We haven't seen enough information to determine whether or not there are <newline> (or <linefeed>) characters in the input file. Using RS= in awk to set the record separator to sequences of blank lines will not treat a line containing a <carriage-return> as a blank line. So, awk won't find any record separators in a DOS input file. (And, if you remove the <carriage-return> characters in the code that will happen AFTER the record separator search has already occurred.)

I would start by trying:

awk '
function p() {
	if(d) {
		sub(/;$/, "", o)
		print o
		o = ""
		d = 0
	}
}
{	sub(/\r/, "")
}
!NF {	p()
	next
}
{	$1 = $1
	o = o (o == "" ? "" : " ") $0
	d = 1
}
END {	p()
}' file

If that doesn't work, please show us the output from:

od -bc file

where file is the name of your input file.

RudiC · July 5, 2017, 12:19am

Hmmm - in the od output in post#8, I find many \r but just one \n . So my question... I only now see the three introductory bytes 357 273 277 - need to double check their meaning...

MadeInGermany · July 5, 2017, 1:32am

I think the od dump is from your first awk's output that was all on one line.
As Don said, the RS= will not see a \n\r\n but in GNU awk you can set RS="\n\r?\n" or even RS="\n[[:space:]]*\n" to allow any whitespace including \r and further \n.

dwdnet · July 5, 2017, 10:42am

Don, that definitely worked for all but a small portion of the log. That really helps. In a copy of the actual log, I ran the code you gave me and it did merge most lines.

I ran the od -bc command against it and I am seeing \n in some lines in the statement text= field.
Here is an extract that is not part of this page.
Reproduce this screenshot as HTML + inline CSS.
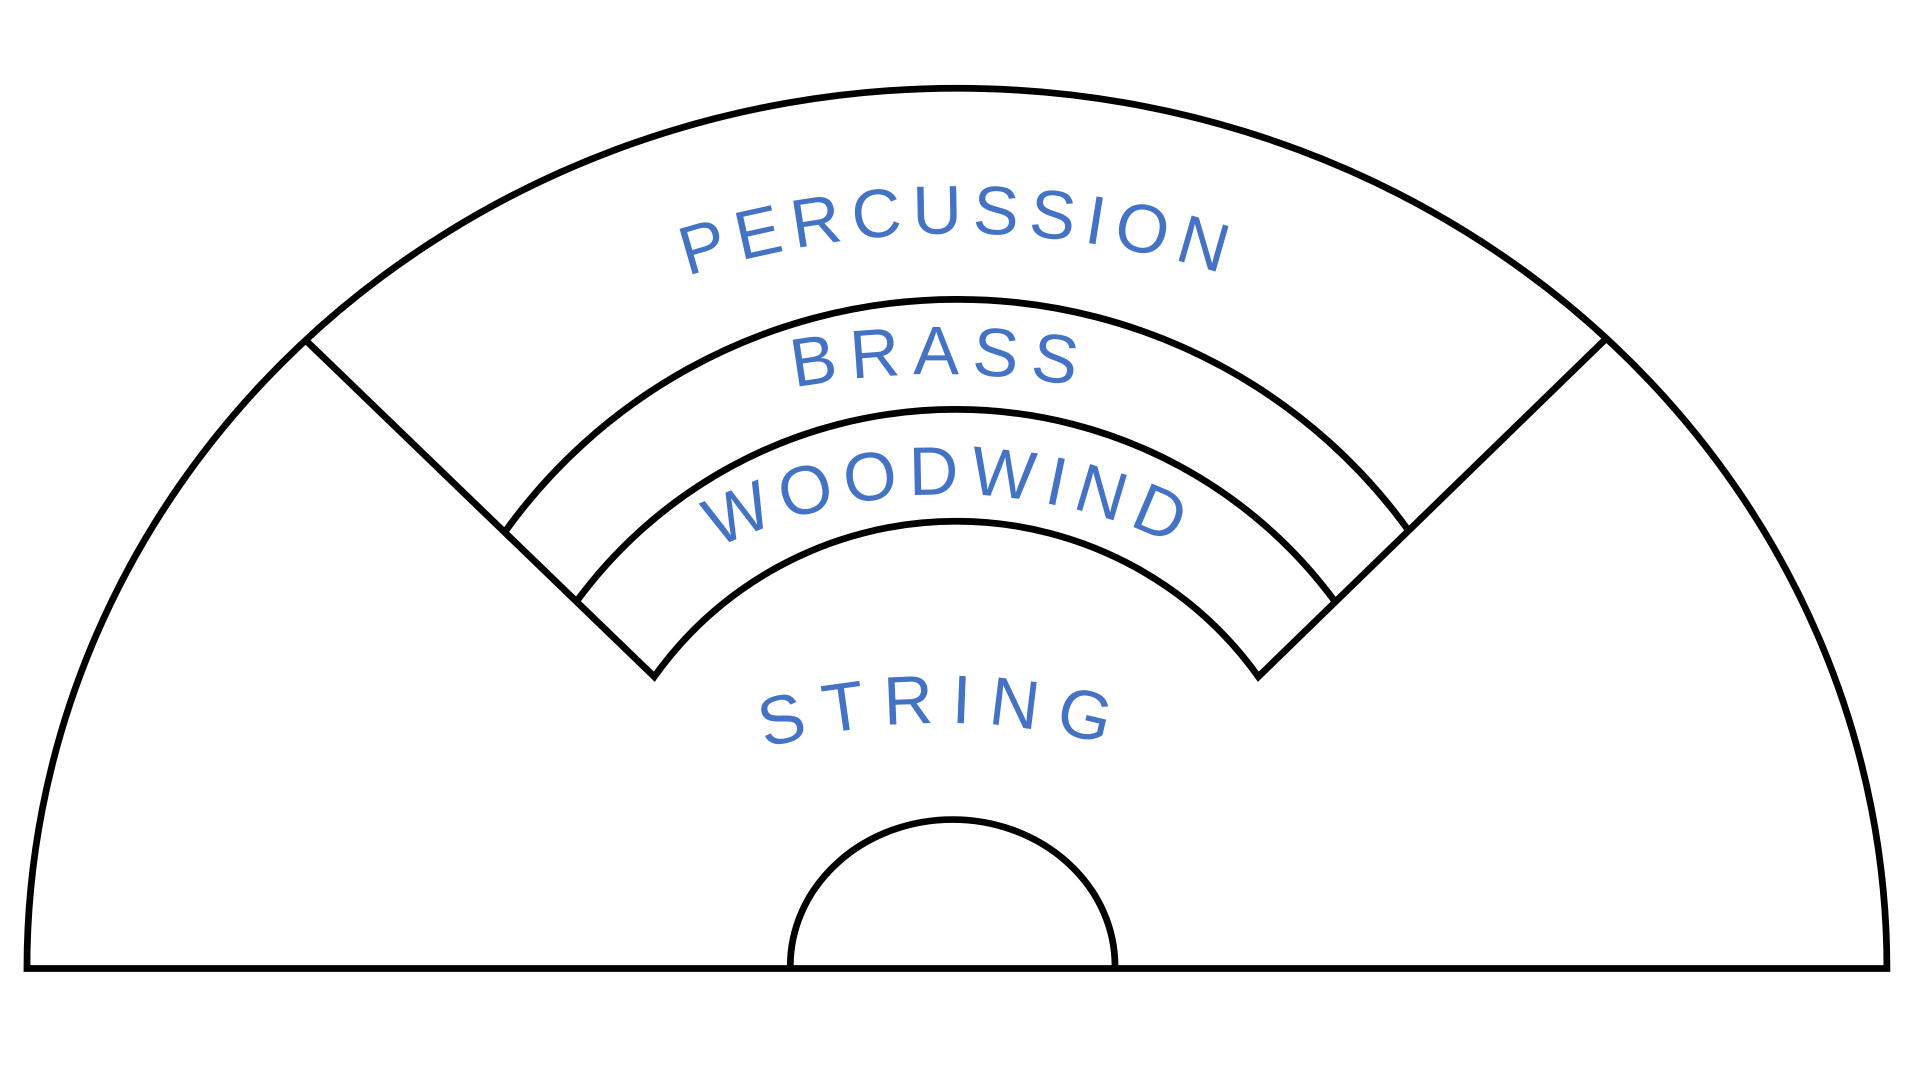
<!DOCTYPE html>
<html><head><meta charset="utf-8"><style>
html,body{margin:0;padding:0;background:#fff;}
svg{display:block;}
text{font-family:"Liberation Sans",sans-serif;fill:#4472C4;font-size:56px;}
</style></head><body>
<svg width="1920" height="1080" viewBox="0 0 1567 881" preserveAspectRatio="none" xmlns="http://www.w3.org/2000/svg">
<defs>
<path id="p1" d="M 520 240 A 720 720 0 0 1 1045 240"/>
<path id="p2" d="M 590 330 A 650 650 0 0 1 945 330"/>
<path id="p3" d="M 545 470 A 430 430 0 0 1 1005 470"/>
<path id="p4" d="M 610 615 A 520 520 0 0 1 930 615"/>
</defs>
<g fill="none" stroke="#000" stroke-width="5.5" stroke-linejoin="miter">
<path d="M 22 790 A 759 718 0 0 1 1540 790 Z"/>
<path d="M 251 279 L 534 552 A 303 303 0 0 1 1027 552 L 1310 277"/>
<path d="M 412 434 A 454 454 0 0 1 1149 432"/>
<path d="M 471 490 A 384 384 0 0 1 1089 490"/>
<path d="M 645 788 A 132 119 0 0 1 910 788"/>
</g>
<text letter-spacing="8"><textPath href="#p1" startOffset="50%" text-anchor="middle">PERCUSSION</textPath></text>
<text letter-spacing="10"><textPath href="#p2" startOffset="50%" text-anchor="middle">BRASS</textPath></text>
<text letter-spacing="8"><textPath href="#p3" startOffset="50%" text-anchor="middle">WOODWIND</textPath></text>
<text letter-spacing="14"><textPath href="#p4" startOffset="50%" text-anchor="middle">STRING</textPath></text>
</svg>
</body></html>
So when I view the log, some of the statement text= field content is still on their own line.

It sounds like the \n means new line. Would it be possible to remove the \n if it does not precede the timestamp= field if that is the case?

Don_Cragun · July 5, 2017, 9:11pm

You said originally that blank lines separate records. From what you have said in post #15 it sounds like you have some blank lines in the middle of some records. It isn't clear how you want the data represented by those blank input lines to appear in your output.

Please show us a couple of sample input records (in CODE tags) that do not work with the awk code suggested in post #12, show us the output that code is currently producing (in CODE tags), and show us the output that you want to produce from those input records (also in CODE tags).

dwdnet · July 10, 2017, 3:58pm

I'll have to create a mock up of a sample of the records as I can't put up live data. Hopefully that will suffice. Thanks.

---------- Post updated at 01:58 PM ---------- Previous update was at 11:29 AM ----------

I'm not sure this will work. Some of the statement text= lines are longer than 4096 characters. Quite complex database statements. I'll have to try and approach this from a different angle. I sincerely appreciate all the help though. Thanks, you guys are great.

Don_Cragun · July 10, 2017, 4:34pm

If the input is a text file, you don't care that the output might not be a text file (due to line length limitations), can clearly describe the rules for combining input lines into output lines, and you can provide representative (not actual) sample input and corresponding sample output, then the fact the some of the output lines are long should not be a problem.

Some versions of the awk utility can't write more than 4K bytes at a time, but all can write a single output line by writing several partial lines as long as each segment of the line being written is less that 4K bytes.

Are you saying that your input didn't have any blank lines in the middle of any records, but instead had some records that were more than 4K bytes long?

dwdnet · July 10, 2017, 5:03pm

Some of the records are longer than 4K. There are no blank lines in the long record however there are some line feeds, which is what is breaking the record into different lines. I am able to manually edit the text file and remove the LF though.

Don_Cragun · July 10, 2017, 7:28pm

You can, of course, edit the files manually. Or, you can show us representative sample input and the corresponding output you want from that input and we might then be able to help you modify the code shown in post #12 to get what you want programmatically.